Et ce titre n’est pas le seul à en proposer, puisqu’on y aura droit aussi dans le titre de clôture, ‘Ontogeny Of Behaviour‘, mélange étrange de noise, d’ambiant et qui finit par un mid-tempo accompagné d’un chant heavy qu’on a du mal à prendre au premier degré. Du heavy justement, parlons-en avec cet ovni qu’est ‘Piecemaker‘, espèce de longue litanie heavy de biker texan, aux riffs à interprétation ternaire vraiment lourde sur certaines parties et un chant qui rappelle étrangement Raging Speedhorn. De l’autre côté de la balance, on aura des titres totalement death, presque basiques, sans réelles surprises à part quelques samples deci delà comme le très violent mais aussi très plat ‘The Will Or The Way‘.

Du coup on ne retrouve le Cephalic Carnage que l’on connaît que sur quelques titres. Leur facette sombre et repoussante comme on l’aimait sur ‘Wither‘ et compagnie se reflette par exemple dans les ponts doom de ‘Counting The Days‘, titre qui laisse par ailleurs stupéfait de par sa technique incroyable, quelque soit l’instrument auquel on s’intéresse. Mais globalement, ce genre de dissonances accompagnées de vomissement Goregasmiques se font beaucoup, beaucoup plus rares (‘Kill For Weed‘). ‘Scientific Remote Viewing‘ fait office de défouloir grind, mais là encore, le côté amateur, intimiste et fait maison qui faisait le charme des anciens albums est balayé par un gros son plus proche de Chimaira que d’Anal Cunt.

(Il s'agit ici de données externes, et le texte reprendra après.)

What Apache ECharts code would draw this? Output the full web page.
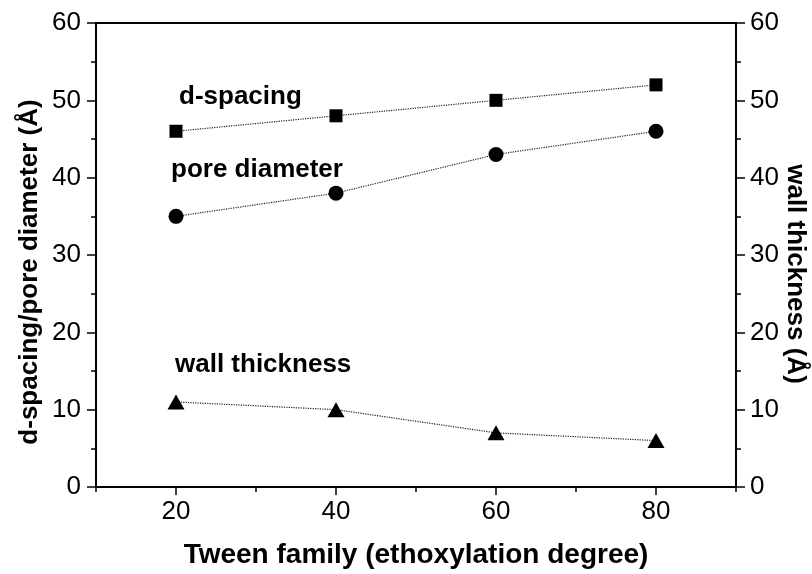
<!DOCTYPE html>
<html>
<head>
<meta charset="utf-8">
<script src="https://cdn.jsdelivr.net/npm/echarts@6/dist/echarts.min.js"></script>
<style>
  html, body { margin: 0; padding: 0; background: #fff; }
  #chart { width: 812px; height: 574px; }
</style>
</head>
<body>
<div id="chart"></div>
<script>
// Tween family (ethoxylation degree)
const tween = [20, 40, 60, 80]
const dSpacing = [46, 48, 50, 52]
const poreDiameter = [35, 38, 43, 46]
const wallThickness = [11, 10, 7, 6]

const xMajorTicks = [20, 40, 60, 80]
const xMinorTicks = [10, 30, 50, 70, 90]

const FONT = 'Liberation Sans, Arial, Helvetica, sans-serif'
const black = '#000'

const pairs = ys => tween.map((x, i) => [x, ys[i]])

const lineStyle = { type: 'dotted', width: 1.2, color: '#222' }

const chart = echarts.init(document.getElementById('chart'))

const option = {
  animation: false,
  backgroundColor: '#fff',
  grid: {
    left: 96, right: 76, top: 23, bottom: 87,
    outerBoundsMode: 'none',
    containLabel: false,
    show: true, borderColor: black, borderWidth: 2
  },
  xAxis: [
    {
      type: 'value',
      min: 10,
      max: 90,
      name: 'Tween family (ethoxylation degree)',
      nameLocation: 'middle',
      nameGap: 54,
      nameMoveOverlap: false,
      nameTextStyle: { fontFamily: FONT, fontWeight: 'bold', fontSize: 28, color: black },
      axisLine: { show: true, lineStyle: { color: black, width: 2 } },
      axisTick: { show: true, length: 8, customValues: xMajorTicks, lineStyle: { color: black, width: 1.5 } },
      axisLabel: { customValues: xMajorTicks, margin: 12, fontFamily: FONT, fontSize: 26, color: black },
      splitLine: { show: false }
    },
    {
      type: 'value',
      position: 'bottom',
      min: 10,
      max: 90,
      axisLine: { show: false },
      axisTick: { show: true, length: 5, customValues: xMinorTicks, lineStyle: { color: black, width: 1.5 } },
      axisLabel: { show: false },
      splitLine: { show: false }
    }
  ],
  yAxis: [
    {
      type: 'value',
      min: 0,
      max: 60,
      interval: 10,
      position: 'left',
      name: 'd-spacing/pore diameter (Å)',
      nameLocation: 'middle',
      nameGap: 53,
      nameMoveOverlap: false,
      nameTextStyle: { fontFamily: FONT, fontWeight: 'bold', fontSize: 26, color: black, padding: [0, 34, 0, 0] },
      axisLine: { show: true, lineStyle: { color: black, width: 2 } },
      axisTick: { show: true, length: 9, lineStyle: { color: black, width: 1.5 } },
      minorTick: { show: true, splitNumber: 2, length: 5, lineStyle: { color: black, width: 1.5 } },
      axisLabel: { margin: 15, fontFamily: FONT, fontSize: 26, color: black },
      splitLine: { show: false }
    },
    {
      type: 'value',
      min: 0,
      max: 60,
      interval: 10,
      position: 'right',
      name: 'wall thickness (Å)',
      nameLocation: 'middle',
      nameRotate: -90,
      nameGap: 46,
      nameMoveOverlap: false,
      nameTextStyle: { fontFamily: FONT, fontWeight: 'bold', fontSize: 26, color: black, padding: [0, 0, 0, 38] },
      axisLine: { show: true, lineStyle: { color: black, width: 2 } },
      axisTick: { show: true, length: 9, lineStyle: { color: black, width: 1.5 } },
      minorTick: { show: true, splitNumber: 2, length: 5, lineStyle: { color: black, width: 1.5 } },
      axisLabel: { margin: 14, fontFamily: FONT, fontSize: 26, color: black },
      splitLine: { show: false }
    }
  ],
  series: [
    {
      name: 'd-spacing',
      type: 'line',
      data: pairs(dSpacing),
      symbol: 'rect',
      symbolSize: 13,
      itemStyle: { color: black },
      lineStyle
    },
    {
      name: 'pore diameter',
      type: 'line',
      data: pairs(poreDiameter),
      symbol: 'circle',
      symbolSize: 15,
      itemStyle: { color: black },
      lineStyle
    },
    {
      name: 'wall thickness',
      type: 'line',
      yAxisIndex: 1,
      data: pairs(wallThickness),
      symbol: 'triangle',
      symbolSize: [17, 15],
      itemStyle: { color: black },
      lineStyle
    }
  ],
  graphic: [
    { type: 'text', x: 179, y: 97, style: { text: 'd-spacing', font: 'bold 26px ' + FONT, fill: black, verticalAlign: 'middle' } },
    { type: 'text', x: 171, y: 170, style: { text: 'pore diameter', font: 'bold 26px ' + FONT, fill: black, verticalAlign: 'middle' } },
    { type: 'text', x: 175, y: 365, style: { text: 'wall thickness', font: 'bold 26px ' + FONT, fill: black, verticalAlign: 'middle' } }
  ]
}

chart.setOption(option)
</script>
</body>
</html>
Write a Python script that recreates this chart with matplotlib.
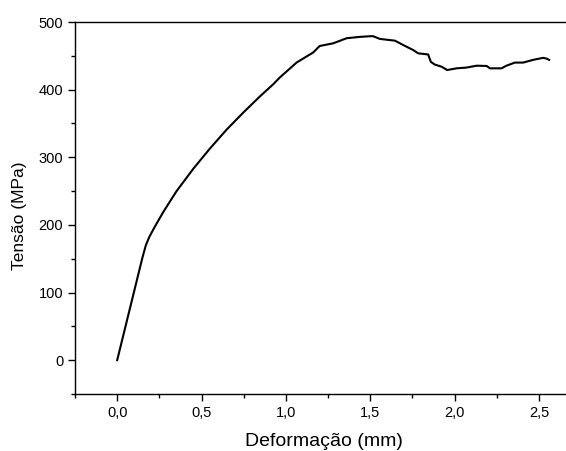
import matplotlib
matplotlib.use("Agg")
import matplotlib.pyplot as plt
from matplotlib.ticker import MultipleLocator, FuncFormatter

plt.rcParams['font.family'] = ['Liberation Sans', 'DejaVu Sans']

# curve
deformacao = [0.0, 0.15, 0.17, 0.19, 0.22, 0.273, 0.352, 0.451, 0.55,
              0.649, 0.747, 0.846, 0.925, 0.964, 1.063, 1.162, 1.20, 1.28, 1.36,
              1.438, 1.50, 1.517, 1.557, 1.646, 1.695, 1.754, 1.784, 1.843, 1.859,
              1.883, 1.922, 1.956, 2.011, 2.07, 2.13, 2.19, 2.209, 2.278, 2.307,
              2.357, 2.406, 2.465, 2.524, 2.544, 2.56]
tensao = [0, 152, 170, 182, 196, 219, 250, 283, 313,
          341, 366, 390, 408, 418, 440, 455, 464.5, 468.5, 476,
          478, 479, 479, 475, 472.4, 466, 458.6, 453.7, 452, 441,
          437, 434, 429, 431.5, 432.6, 435.4, 435, 431.5, 431.5, 435.4,
          440, 440, 444, 447, 446, 444]

fig = plt.figure(figsize=(5.66, 4.51), dpi=100)
ax = fig.add_axes([75 / 566, 1 - 394 / 451, 1 - 75 / 566, (394 - 22) / 451])

ax.plot(deformacao, tensao, color='black', lw=1.5)

ax.set_xlim(-0.25, 2.66)
ax.set_ylim(-50, 500)
ax.xaxis.set_major_locator(MultipleLocator(0.5))
ax.xaxis.set_minor_locator(MultipleLocator(0.25))
ax.yaxis.set_major_locator(MultipleLocator(100))
ax.yaxis.set_minor_locator(MultipleLocator(50))
ax.xaxis.set_major_formatter(FuncFormatter(lambda v, p: f"{v:.1f}".replace('.', ',')))

ax.spines['right'].set_visible(False)
for s in ['left', 'bottom', 'top']:
    ax.spines[s].set_linewidth(1.0)
ax.tick_params(which='major', direction='out', length=5, width=1.0, labelsize=10.5, pad=3.5)
ax.tick_params(which='minor', direction='out', length=3, width=1.0)

ax.set_xlabel('Deformação (mm)', fontsize=14)
ax.set_ylabel('Tensão (MPa)', fontsize=12.5)
ax.xaxis.set_label_coords(0.506, -0.105)
ax.yaxis.set_label_coords(-0.098, 0.478)

fig.savefig('out.png', dpi=100)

Il n’y a pas de doutes, ‘Anomalies‘ est un album de qualité, mais la production digne des plus grands groupes de néo rend moins crédible tout le côté pathologique que trainait la formation jusqu’à ce jour. De plus les compostions sont beaucoup moins torturées même si ça reste du Dillinger Escape Plan puissance douze. Bref, leur son leur ressemble encore, heureusement, mais on se demande si à cette vitesse là, la limite du compromis pour élargir son public ne sera pas atteint d’ici un ou deux albums.